En Estados Unidos, el sufragismo femenino estuvo unido a la abolición de la esclavitud. En 1837 tuvo lugar en Nueva York el primer congreso antiesclavista femenino, y pronto se vinculó con la igualdad de derechos para las mujeres. Sarah Grimké así lo hizo en su obra «Cartas sobre la igualdad de los sexos y la situación de la mujer», de 1838, que difundió a través de conferencias por todo el país. La movilización tuvo como resultado la creación en Nueva York, el 19 de julio de 1848, de la primera sociedad femenina que pidió el voto de la mujer. El grupo, dirigido por Elizabeth Cady Stanton y Lucretia Mott, aprobó la «Declaración de Seneca Falls» exigiendo la plena ciudadanía civil y la modificación de las costumbres y la moral.
Cuestión de tiempo
Al igual que en el caso británico, constituyeron un grupo de presión. Sin embargo, el Partido Republicano, que les había ofrecido inicialmente su apoyo, no las incluyó en la 14ª enmienda a la Constitución que reconocía el voto de los libertos. Pero era una cuestión de tiempo, porque las mujeres ya habían accedido a la educación superior y a las profesiones liberales, y crearon, con ese sentido asociativo tan norteamericano del que ya hablaba Tocqueville, grupos de presión. Stanton y Anthony fundaron en 1868 la National Woman Suffrage Association, centrada en la petición del voto, que se dedicó a realizar campañas de propaganda, marchas y peticiones al Congreso. La American Woman Suffrage Association, de Lucy Stone, prefirió exigir referéndums en cada Estado de la Unión. El impulso animó a Alice Paul y Harriet Stanton a crear el Partido Nacional de la Mujer, que desplegó una actividad frenética para que aumentara el número de Estados que reconocían la capacidad de voto de la mujer, que ya eran once. En 1917 fue elegida en Montana la primera congresista de EE UU, Jeannette Rankin. Al año siguiente, el presidente Wilson anunció su apoyo al sufragio femenino, y después la Cámara de Representantes aprobó la 19ª Enmienda por una mayoría exacta de dos tercios, y en agosto de 1920 entró en vigor.

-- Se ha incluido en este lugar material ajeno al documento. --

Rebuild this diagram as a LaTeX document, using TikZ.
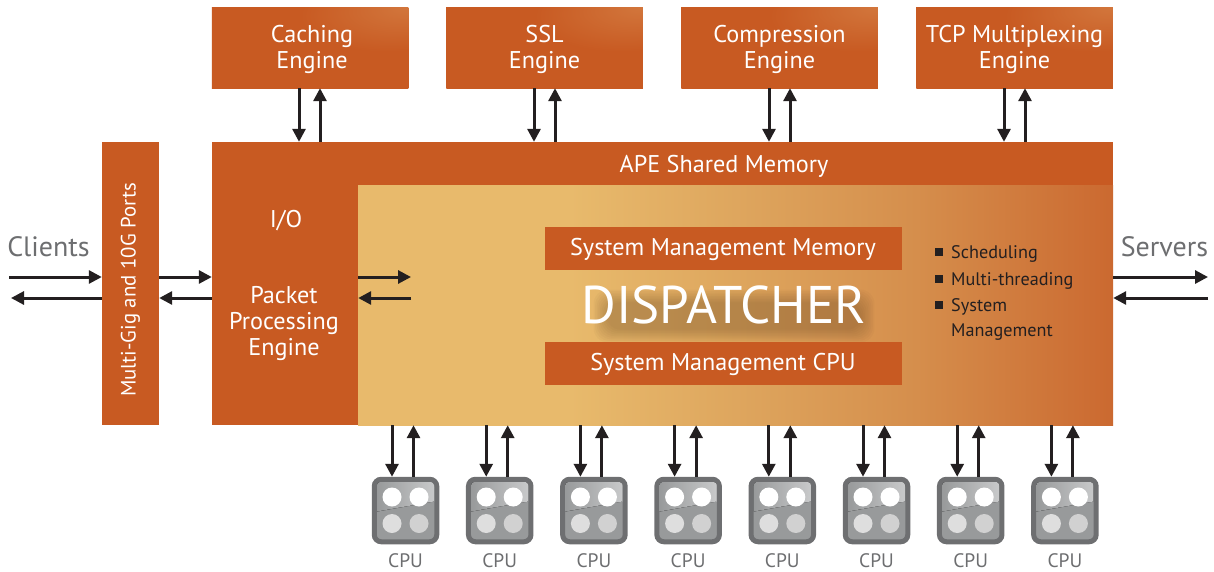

En Gran Bretaña fue el gobierno liberal de Lloyd George el que impulsó el reconocimiento del voto de la mujer, en 1917. Sin embargo, y sin tanto ruido, ya se había reconocido el sufragio activo en otros países: Nueva Zelanda (1893), Australia (1901), Finlandia (1906), Noruega (1913), y Dinamarca e Islandia (1915). Tras la Gran Guerra se generalizó, universalizando por fin la ciudadanía.
Una lucha de años en la que parece mentira que hoy en día existan países musulmanes, además de las dictaduras comunistas, donde las mujeres tienen restringido total o parcialmente el derecho al voto.